Si parte a vela, dalla boa. Un vento in poppa di 15 nodi ci porterà in due ore e mezzo a Withstable, dove ci attende una sorpresa inattesa…
 
 
 
 
 

 

Da Londra a Erith

15 miglia nautiche, circa 28 km

Scusatemi per il ritardo ma i giorni da Londra a qui sono stati intensi assai.

Il tratto del Tamigi dal London Bridge alle grandi chiuse che servono a salvare Londra da ondate di marea eccezionali, è veramente un delirio.

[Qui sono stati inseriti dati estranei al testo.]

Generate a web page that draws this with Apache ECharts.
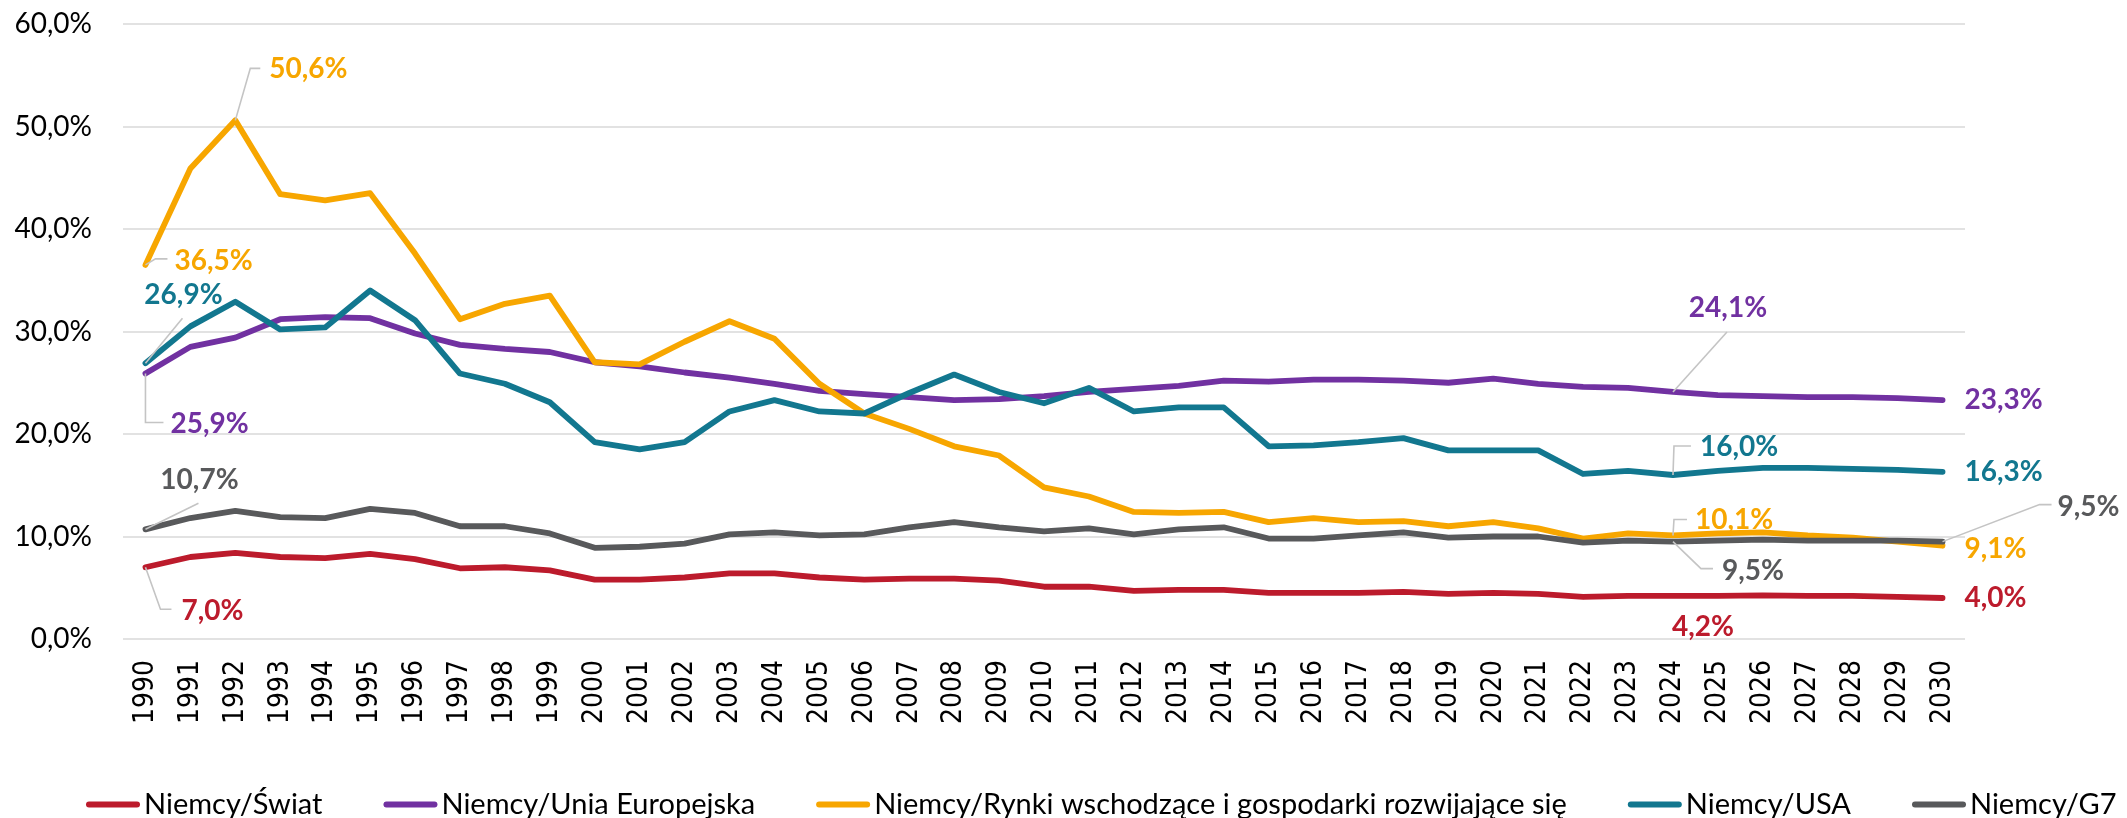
<!DOCTYPE html>
<html>
<head>
<meta charset="utf-8">
<script src="https://cdn.jsdelivr.net/npm/echarts@6/dist/echarts.min.js"></script>
<style>
html,body{margin:0;padding:0;background:#fff;}
#chart{width:2127px;height:818px;}
</style>
</head>
<body>
<div id="chart"></div>
<script>
// ---- data ----
const years = [
  '1990','1991','1992','1993','1994','1995','1996','1997','1998','1999',
  '2000','2001','2002','2003','2004','2005','2006','2007','2008','2009',
  '2010','2011','2012','2013','2014','2015','2016','2017','2018','2019',
  '2020','2021','2022','2023','2024','2025','2026','2027','2028','2029',
  '2030'
];
const seriesNames = [
  'Niemcy/Świat',
  'Niemcy/Unia Europejska',
  'Niemcy/Rynki wschodzące i gospodarki rozwijające się',
  'Niemcy/USA',
  'Niemcy/G7'
];
const swiat = [
  7.0, 8.0, 8.4, 8.0, 7.9, 8.3, 7.8, 6.9, 7.0, 6.7,
  5.8, 5.8, 6.0, 6.4, 6.4, 6.0, 5.8, 5.9, 5.9, 5.7,
  5.1, 5.1, 4.7, 4.8, 4.8, 4.5, 4.5, 4.5, 4.6, 4.4,
  4.5, 4.4, 4.1, 4.2, 4.2, 4.2, 4.25, 4.2, 4.2, 4.1,
  4.0
];
const ue = [
  25.9, 28.5, 29.4, 31.2, 31.4, 31.3, 29.8, 28.7, 28.3, 28.0,
  27.0, 26.6, 26.0, 25.5, 24.9, 24.2, 23.9, 23.6, 23.3, 23.4,
  23.7, 24.1, 24.4, 24.7, 25.2, 25.1, 25.3, 25.3, 25.2, 25.0,
  25.4, 24.9, 24.6, 24.5, 24.1, 23.8, 23.7, 23.6, 23.6, 23.5,
  23.3
];
const rynki = [
  36.5, 45.9, 50.6, 43.4, 42.8, 43.5, 37.6, 31.2, 32.7, 33.5,
  27.0, 26.8, 29.0, 31.0, 29.3, 24.9, 22.0, 20.5, 18.8, 17.9,
  14.8, 13.9, 12.4, 12.3, 12.4, 11.4, 11.8, 11.4, 11.5, 11.0,
  11.4, 10.8, 9.8, 10.3, 10.1, 10.3, 10.4, 10.1, 9.9, 9.5,
  9.1
];
const usa = [
  26.9, 30.5, 32.9, 30.2, 30.4, 34.0, 31.1, 25.9, 24.9, 23.1,
  19.2, 18.5, 19.2, 22.2, 23.3, 22.2, 22.0, 24.0, 25.8, 24.1,
  23.0, 24.5, 22.2, 22.6, 22.6, 18.8, 18.9, 19.2, 19.6, 18.4,
  18.4, 18.4, 16.1, 16.4, 16.0, 16.4, 16.7, 16.7, 16.6, 16.5,
  16.3
];
const g7 = [
  10.7, 11.8, 12.5, 11.9, 11.8, 12.7, 12.3, 11.0, 11.0, 10.3,
  8.9, 9.0, 9.3, 10.2, 10.4, 10.1, 10.2, 10.9, 11.4, 10.9,
  10.5, 10.8, 10.2, 10.7, 10.9, 9.8, 9.8, 10.1, 10.4, 9.9,
  10.0, 10.0, 9.4, 9.6, 9.5, 9.6, 9.7, 9.6, 9.6, 9.6,
  9.5
];
const yTicks = [0, 10, 20, 30, 40, 50, 60];

// ---- styling ----
const seriesData = [swiat, ue, rynki, usa, g7];
const colors = ['#BC1B2C', '#7131A1', '#F7A600', '#12778F', '#58595B'];

// annotated points: series index, year, label offset, leader polyline offsets
const annotations = [
  {s: 2, year: '1992', dx: 34, dy: -51, leader: [[0,0],[15,-52],[25,-52]]},
  {s: 2, year: '1990', dx: 29, dy: -4, leader: [[0,0],[10,-6],[22,-6]]},
  {s: 3, year: '1990', dx: 38, dy: -68, align: 'center', leader: [[0,0],[37,-45]]},
  {s: 1, year: '1990', dx: 25, dy: 50, leader: [[0,0],[0,49],[18,49]]},
  {s: 4, year: '1990', dx: 54, dy: -49, align: 'center', leader: [[0,0],[53,-26]]},
  {s: 0, year: '1990', dx: 36, dy: 44, leader: [[0,0],[15,42],[26,42]]},
  {s: 1, year: '2024', dx: 55, dy: -84, align: 'center', leader: [[0,0],[54,-60]]},
  {s: 3, year: '2024', dx: 27, dy: -28, leader: [[0,0],[1,-29],[18,-29]]},
  {s: 2, year: '2024', dx: 22, dy: -16, leader: [[0,0],[1,-16],[14,-16]]},
  {s: 4, year: '2024', dx: 49, dy: 29, leader: [[0,0],[28,27],[40,27]]},
  {s: 0, year: '2024', dx: 30, dy: 31, align: 'center'},
  {s: 1, year: '2030', dx: 22, dy: 0},
  {s: 3, year: '2030', dx: 22, dy: 0},
  {s: 2, year: '2030', dx: 22, dy: 3},
  {s: 0, year: '2030', dx: 22, dy: 0},
  {s: 4, year: '2030', dx: 115, dy: -35, leader: [[0,0],[97,-37],[109,-37]]}
];

function pct(v) { return v.toFixed(1).replace('.', ',') + '%'; }

const annData = annotations.map(function (a, i) {
  const idx = years.indexOf(a.year);
  return [idx, seriesData[a.s][idx], i];
});

const FONT = 'Lato, "Open Sans", sans-serif';

const series = seriesNames.map(function (name, i) {
  return {
    name: name,
    type: 'line',
    data: seriesData[i],
    symbol: 'none',
    showSymbol: false,
    smooth: false,
    z: 2 + i,
    lineStyle: {width: 5.8, color: colors[i], cap: 'round', join: 'round'},
    itemStyle: {color: colors[i]},
    emphasis: {disabled: true}
  };
});

series.push({
  name: 'annotations',
  type: 'custom',
  data: annData,
  encode: {x: 0, y: 1},
  clip: false,
  silent: true,
  z: 20,
  renderItem: function (params, api) {
    const a = annotations[params.dataIndex];
    const val = api.value(1);
    const p = api.coord([api.value(0), val]);
    const children = [];
    if (a.leader) {
      children.push({
        type: 'polyline',
        shape: {points: a.leader.map(function (o) { return [p[0] + o[0], p[1] + o[1]]; })},
        style: {stroke: '#C4C4C4', lineWidth: 1.6, fill: null}
      });
    }
    children.push({
      type: 'text',
      x: p[0] + a.dx,
      y: p[1] + a.dy,
      style: {
        text: pct(val),
        fill: colors[a.s],
        fontFamily: FONT,
        fontWeight: 'bold',
        fontSize: 28,
        align: a.align || 'left',
        verticalAlign: 'middle'
      }
    });
    return {type: 'group', children: children};
  }
});

const chart = echarts.init(document.getElementById('chart'), null, {renderer: 'canvas'});
chart.setOption({
  animation: false,
  backgroundColor: '#ffffff',
  color: colors,
  grid: {left: 123, right: 162, top: 24, bottom: 179, containLabel: false},
  xAxis: {
    type: 'category',
    data: years,
    boundaryGap: true,
    axisLine: {show: false},
    axisTick: {show: false},
    axisLabel: {
      rotate: 90,
      margin: 21,
      interval: 0,
      color: '#000',
      fontFamily: '"DejaVu Sans Condensed", "DejaVu Sans", sans-serif',
      fontSize: 28
    },
    splitLine: {show: false}
  },
  yAxis: {
    type: 'value',
    min: yTicks[0],
    max: yTicks[yTicks.length - 1],
    interval: 10,
    axisLine: {show: false},
    axisTick: {show: false},
    axisLabel: {
      margin: 31,
      color: '#000',
      fontFamily: FONT,
      fontSize: 28,
      formatter: function (v) { return pct(v); }
    },
    splitLine: {lineStyle: {color: '#E2E2E2', width: 2}}
  },
  legend: {
    data: seriesNames,
    left: 81,
    top: 785,
    itemWidth: 54,
    itemHeight: 6,
    itemGap: 61,
    icon: 'path://M3,0 L51,0 A3,3 0 0 1 51,6 L3,6 A3,3 0 0 1 3,0 Z',
    textStyle: {color: '#000', fontFamily: FONT, fontSize: 29, padding: [0, 0, 0, -1]},
    selectedMode: false
  },
  series: series
});
</script>
</body>
</html>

Alla bruttezza del paesaggio, banche, grattacieli, edifici dell’arroganza e del no-limit, corrisponde la maleducazione dei capitani dei Clippers che creano onde enormi per un fiume, che poi iniziano a rimbalzare da parte a parte.

Il brutto crea brutto.

Al passaggio del meridiano zero di Greenwich ci troviamo con un bel vento al traverso ed issiamo finalmente la vela maestra. Sembra un auspicio positivo, ma subito dopo il vento ci torna sul naso…

Dopo Greenwich il paesaggio costruito continua ad essere delirante, ispirato dai grandi manager senza gusto e cultura.

Poi iniziano le fabbriche, gli enormi docks del porto, il fuori scala di queste costruzioni per mostri d’acciaio di 200 metri (era sabato e per fortuna non ne abbiamo incontrati).

Jacopo quasi piange. Nulla che sia gentile con noi, tutto tendente allo sporco e all’abnorme. Ci consoliamo con qualche albicocca disidratata e un po’ di Marmite, una pasta da spalmare a base di estratto di lievito, molto popolare qui.

Poi, dopo Tilbury, il Tamigi torna ad essere più naturale, anche se si vede che l’industrializzazione ha lasciato le sue tracce. Abbiamo la corrente dalla nostra per tutte e sei le ore di navigazione: la sua forza ci spinge verso il mare, malgrado il vento contrario.

Arriviamo di fronte ad Erith ed iniziamo a pensare, prima che la marea cambi, ad un posto dove fermarci e campeggiare.

Vediamo un bellissimo battello, un Ferry, ormeggiato e alcuni alberi di barche a vela. Un Sailing Club!

Il vento sul naso è vicino ai 18 nodi e remare diventa molto faticoso. Mentre ci aggiriamo tra le boe nel tratto di fiume più profondo, un ragazzo gentile, Mark, si avvicina con un gommone e ci chiede se vogliamo ormeggiarci.

ErithYes, of course!

E così ci troviamo con tutta la nostra mercanzia allo Erith Yacht Club. Un luogo tranquillo, molto genuino e “cozy”, pieno di anime generose.

Un signore, originario di Malta, si fa in quattro per aiutarci; Anne, una splendida signora, ci prepara un caffe caldo e ci indica dove poter piantare la tenda; Guy e David addirittura offrono la loro barca (un Van der Stadt in acciaio che ha già attraversato l’Atlantico) per far dormire la troupe che nel frattempo ci ha raggiunto.

Syd, un maestro d’ascia, ci racconta delle meravigliose barche in legno che stanno cercando di salvare. Visitate il loro sito per saperne di più.

Accendiamo la stufa e prepariamo un Cous Cous un po sciapo (siamo senza sale) e ci buttiamo in tenda sui gloriosi materassi in schiuma di mais che Stefania Carniato della Imbotex ci ha regalato.

Mi ero dimenticato di raccontarvi questo dettaglio.

Al mattino aspettiamo l’alta marea e con un leggero vento in poppa partiamo.

 
Grazie a tutti voi amici dello Erith Yacht Club. Ci avete regalato il vostro aiuto e la vostra gentilezza. A presto, spero.